Unusual name for an unusual group.


----------



## Conor71 (Feb 19, 2009)

Bang On A Can:


----------



## Toddlertoddy (Sep 17, 2011)

http://en.wikipedia.org/wiki/Piano_Circus


----------



## ComposerOfAvantGarde (Dec 2, 2011)

Huilunsoittaja said:


> *Eighth Blackbird*
> 
> Unusual name for an unusual group.


Actually it's *eighth blackbird*


----------



## Jeremy Marchant (Mar 11, 2010)

HarpsichordConcerto said:


> I am listening to this CD right now, performed by _The Harmonious Society of Tickle-Fiddle Gentlemen_ (on period instruments). This must be the most unusual name I have come across. The name came from the poet Ned Ward's description of the musicians who played at one of the world's first series of public concerts.

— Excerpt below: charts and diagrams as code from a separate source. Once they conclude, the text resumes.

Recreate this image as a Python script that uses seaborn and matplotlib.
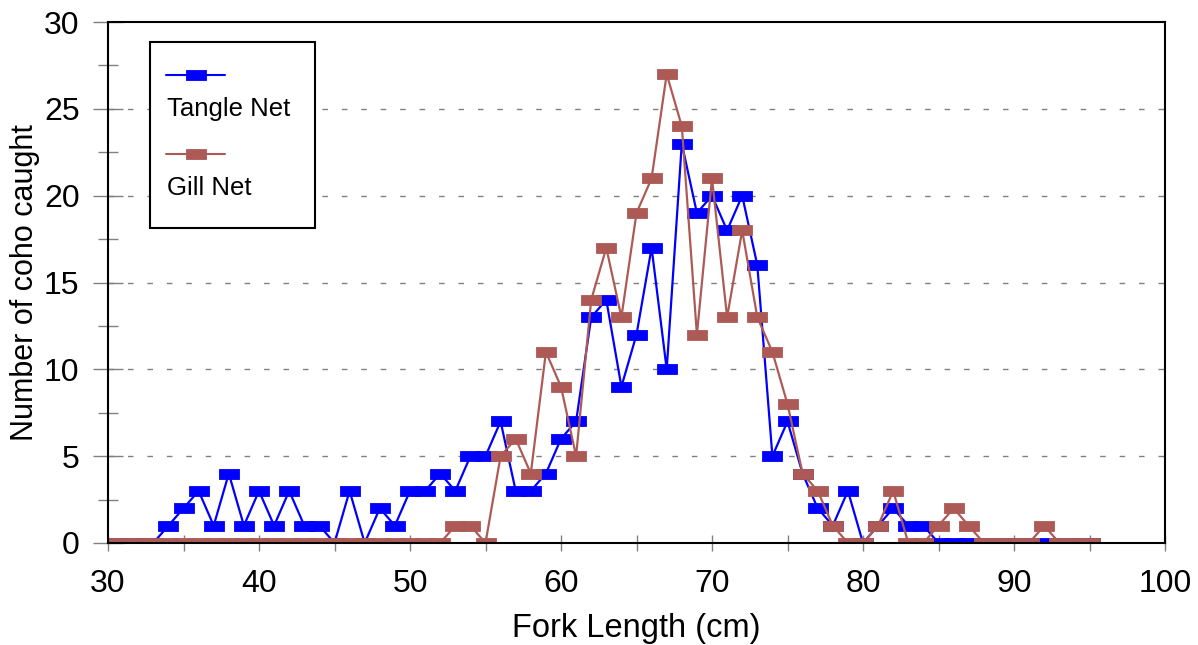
import numpy as np
import pandas as pd
import matplotlib
matplotlib.use("Agg")
import matplotlib.pyplot as plt
from matplotlib.path import Path
from matplotlib.patches import Rectangle
from matplotlib.lines import Line2D
from matplotlib.ticker import MultipleLocator
import seaborn as sns

fork_length = list(range(30, 96))
tangle_net = [0, 0, 0, 0, 1, 2, 3, 1, 4, 1, 3, 1, 3, 1, 1, 0, 3, 0, 2, 1,
              3, 3, 4, 3, 5, 5, 7, 3, 3, 4, 6, 7, 13, 14, 9, 12, 17, 10, 23, 19,
              20, 18, 20, 16, 5, 7, 4, 2, 1, 3, 0, 1, 2, 1, 1, 0, 0, 0, 0, 0,
              0, 0, 0, 0, 0, 0]
gill_net = [0, 0, 0, 0, 0, 0, 0, 0, 0, 0, 0, 0, 0, 0, 0, 0, 0, 0, 0, 0,
            0, 0, 0, 1, 1, 0, 5, 6, 4, 11, 9, 5, 14, 17, 13, 19, 21, 27, 24, 12,
            21, 13, 18, 13, 11, 8, 4, 3, 1, 0, 0, 1, 3, 0, 0, 1, 2, 1, 0, 0,
            0, 0, 1, 0, 0, 0]
series_names = ["Tangle Net", "Gill Net"]
colors = ["#0000FF", "#AD5A57"]

sns.set_theme(style="white")
plt.rcParams['font.family'] = ['Liberation Sans', 'DejaVu Sans']
plt.rcParams['text.color'] = 'black'
plt.rcParams['axes.labelcolor'] = 'black'
plt.rcParams['xtick.labelcolor'] = 'black'
plt.rcParams['ytick.labelcolor'] = 'black'

df = pd.DataFrame({"x": fork_length, "Tangle Net": tangle_net, "Gill Net": gill_net})

fig = plt.figure(figsize=(11.98, 6.45), dpi=100)
ax = fig.add_axes([108/1198, (645-543)/645, (1165-108)/1198, (543-22)/645])

rect_marker = Path([(-1, -0.5), (1, -0.5), (1, 0.5), (-1, 0.5), (-1, -0.5)],
                   [Path.MOVETO, Path.LINETO, Path.LINETO, Path.LINETO, Path.CLOSEPOLY])

for name, c in zip(series_names, colors):
    sns.lineplot(data=df, x="x", y=name, ax=ax, color=c, linewidth=1.6,
                 marker=rect_marker, markersize=15, markeredgecolor=c,
                 markeredgewidth=0.6, estimator=None, sort=False, legend=False)

ax.set_xlim(30, 100)
ax.set_ylim(0, 30)
ax.xaxis.set_major_locator(MultipleLocator(10))
ax.xaxis.set_minor_locator(MultipleLocator(5))
ax.yaxis.set_major_locator(MultipleLocator(5))
ax.yaxis.set_minor_locator(MultipleLocator(2.5))

for y in [5, 10, 15, 20, 25]:
    ax.axhline(y, color="#808080", linewidth=1, linestyle=(0, (4, 10)), zorder=0)

for s in ax.spines.values():
    s.set_color("black")
    s.set_linewidth(1.5)

ax.tick_params(axis="x", which="both", direction="inout", length=12, width=1,
               color="#808080", labelsize=23, pad=13, bottom=True, top=False)
ax.tick_params(axis="y", which="major", direction="inout", length=21, width=1,
               color="#808080", labelsize=23, pad=10, left=True, right=False)
ax.tick_params(axis="y", which="minor", direction="inout", length=14, width=1,
               color="#808080", left=True, right=False)
ax.set_xlabel("Fork Length (cm)", fontsize=23.5, labelpad=10)
ax.set_ylabel("Number of coho caught", fontsize=22, labelpad=3)

# legend box
tr = ax.transAxes
def ax_xy(px, py):
    return ((px - 108) / (1165 - 108), (543 - py) / (543 - 22))

x0, y0 = ax_xy(150, 228)
x1, y1 = ax_xy(315, 42)
ax.add_patch(Rectangle((x0, y0), x1 - x0, y1 - y0, transform=tr, fill=True,
                       facecolor="white", edgecolor="black", linewidth=1.5, zorder=5))
for (ly, ty, name, c) in [(75, 109, series_names[0], colors[0]), (154, 188, series_names[1], colors[1])]:
    lx0, lyy = ax_xy(166, ly)
    lx1, _ = ax_xy(225, ly)
    mx, _ = ax_xy(196, ly)
    ax.add_line(Line2D([lx0, lx1], [lyy, lyy], transform=tr, color=c, linewidth=1.5, zorder=6))
    ax.add_line(Line2D([mx], [lyy], transform=tr, color=c, marker=rect_marker,
                       markersize=15, markeredgecolor=c, markeredgewidth=0.6, zorder=6))
    tx, tyy = ax_xy(167, ty)
    ax.text(tx, tyy, name, transform=tr, fontsize=18.5, ha="left", va="center", zorder=6)

fig.savefig("out.png", dpi=100)
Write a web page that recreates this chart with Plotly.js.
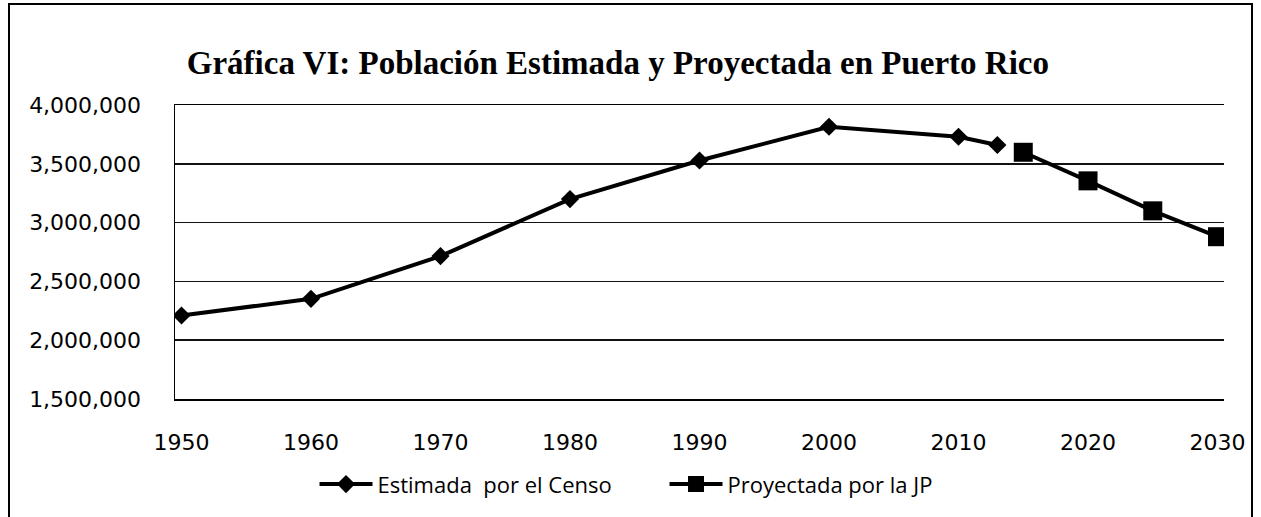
<!DOCTYPE html>
<html>
<head>
<meta charset="utf-8">
<script src="https://cdn.plot.ly/plotly-3.0.1.min.js"></script>
<style>html,body{margin:0;padding:0;background:#fff;}#chart{width:1261px;height:517px;}</style>
</head>
<body>
<div id="chart"></div>
<script>
// Data
const censoYears = [1950, 1960, 1970, 1980, 1990, 2000, 2010, 2013];
const censoValues = [2210000, 2352000, 2715000, 3200000, 3528000, 3815000, 3730000, 3660000];
const jpYears = [2015, 2020, 2025, 2030];
const jpValues = [3598000, 3355000, 3100000, 2880000];
const xTicks = [1950, 1960, 1970, 1980, 1990, 2000, 2010, 2020, 2030];
const yTicks = [1500000, 2000000, 2500000, 3000000, 3500000, 4000000];
const seriesNames = ["Estimada  por el Censo", "Proyectada por la JP"];
const titleText = "Gráfica VI: Población Estimada y Proyectada en Puerto Rico";

const traces = [
  {
    x: censoYears, y: censoValues, name: seriesNames[0], type: "scatter", mode: "lines+markers",
    line: {color: "#000", width: 4},
    marker: {symbol: "diamond", size: 14, color: "#000", line: {width: 0}}
  },
  {
    x: jpYears, y: jpValues, name: seriesNames[1], type: "scatter", mode: "lines+markers",
    line: {color: "#000", width: 4},
    marker: {symbol: "square", size: 19, color: "#000", line: {width: 0}}
  }
];

const layout = {
  width: 1261, height: 517,
  paper_bgcolor: "#fff", plot_bgcolor: "#fff",
  margin: {l: 175, r: 37, t: 105, b: 115},
  title: {
    text: titleText,
    font: {family: "Liberation Serif, serif", size: 33, color: "#000", weight: "bold"},
    x: 0.49, xanchor: "center", xref: "container",
    y: 1 - 62/517, yanchor: "middle", yref: "container"
  },
  xaxis: {
    type: "linear", range: [1949.5, 2030.5],
    tickvals: xTicks, ticktext: xTicks.map(String),
    showgrid: false, zeroline: false,
    showline: true, mirror: true, linecolor: "#000", linewidth: 1.5,
    ticks: "outside", ticklen: 23, tickcolor: "rgba(0,0,0,0)",
    tickfont: {family: "DejaVu Sans, sans-serif", size: 22, color: "#000"}
  },
  yaxis: {
    range: [1500000, 4000000],
    tickvals: yTicks, ticktext: yTicks.map(v => v.toLocaleString("en-US")),
    showgrid: true, gridcolor: "#111", gridwidth: 1.5,
    zeroline: false,
    showline: true, linecolor: "#000", linewidth: 1.5,
    ticks: "outside", ticklen: 28, tickcolor: "rgba(0,0,0,0)",
    tickfont: {family: "DejaVu Sans, sans-serif", size: 22, color: "#000"}
  },
  showlegend: true,
  legend: {
    orientation: "h", x: 0.133, xanchor: "left", y: -0.29, yanchor: "middle",
    font: {family: "Open Sans, sans-serif", size: 22, color: "#000"},
    itemwidth: 53, entrywidth: 282, entrywidthmode: "pixels",
    bgcolor: "rgba(0,0,0,0)", tracegroupgap: 0
  },
  shapes: [
    {type: "rect", xref: "paper", yref: "paper",
     x0: (9-175)/1049, x1: (1252-175)/1049, y0: -0.45, y1: (402-3)/297,
     line: {color: "#000", width: 2}, fillcolor: "rgba(0,0,0,0)", layer: "below"}
  ]
};

Plotly.newPlot("chart", traces, layout, {displayModeBar: false, staticPlot: true});
</script>
</body>
</html>
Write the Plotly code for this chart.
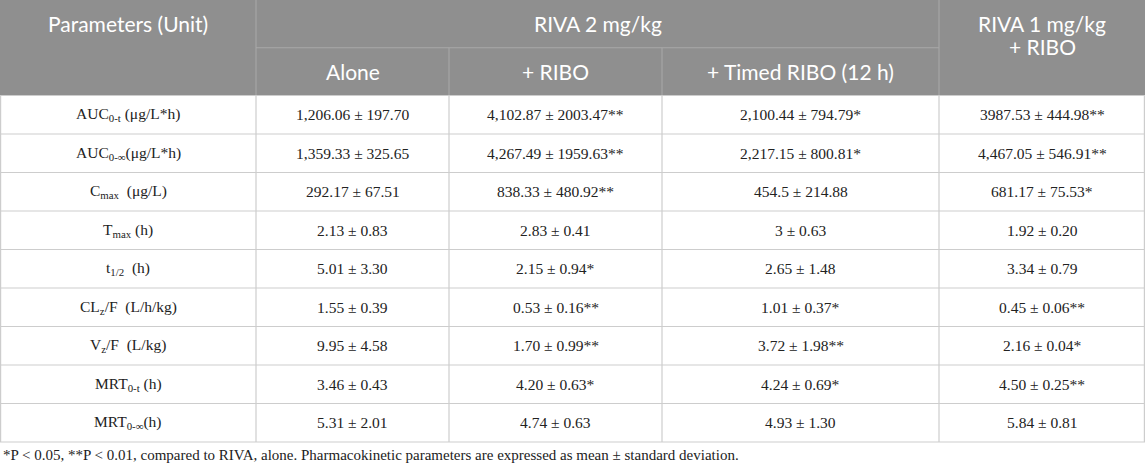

Oh dear. Looks like branding has finally come to the domain of the historically informed.


----------



## elgar's ghost (Aug 8, 2010)

The Fires of London - formed by Maxwell-Davies and originally called the Pierrot Players, I think.


----------



## Head_case (Feb 5, 2010)

I always thought the Fred Sherry String Quartet was risqué rhyming slang during a cheese and wine evening for an alcoholic ménage à trois + 1.


----------



## ComposerOfAvantGarde (Dec 2, 2011)

Syzygy Ensemble


----------



## mamascarlatti (Sep 23, 2009)

Alexander McCall Smith plays in The Really Terrible Orchestra:


----------



## Manok (Aug 29, 2011)

Head_case said:


> I always thought the Fred Sherry String Quartet was risqué rhyming slang during a cheese and wine evening for an alcoholic ménage à trois + 1.


could also be a wine. Fred Sherry the white wine group.


----------



## Head_case (Feb 5, 2010)

Haha ...too tame is us moderns 

A blast from the past - Richard Stoker (no relation to Bram Stoker's Dracula) with The Strange Quartet:










I guess they lived up to their name


----------



## Head_case (Feb 5, 2010)

mamascarlatti said:


> Alexander McCall Smith plays in The Really Terrible Orchestra:


Where can we buy their Really Terrible CDs?


----------



## mamascarlatti (Sep 23, 2009)

Head_case said:


> Where can we buy their Really Terrible CDs?


I dunno, I think everyone gets very disappointed because they are actually not as bad as one would hope, unlike of course the Portsmouth Sinfonia.


----------



## Bill H. (Dec 23, 2010)

Another period instrument group: The Rare Fruits Council.

The violinist Manfredo Kraemer is one of their leaders. Done some Biber and other 17th century fare.


----------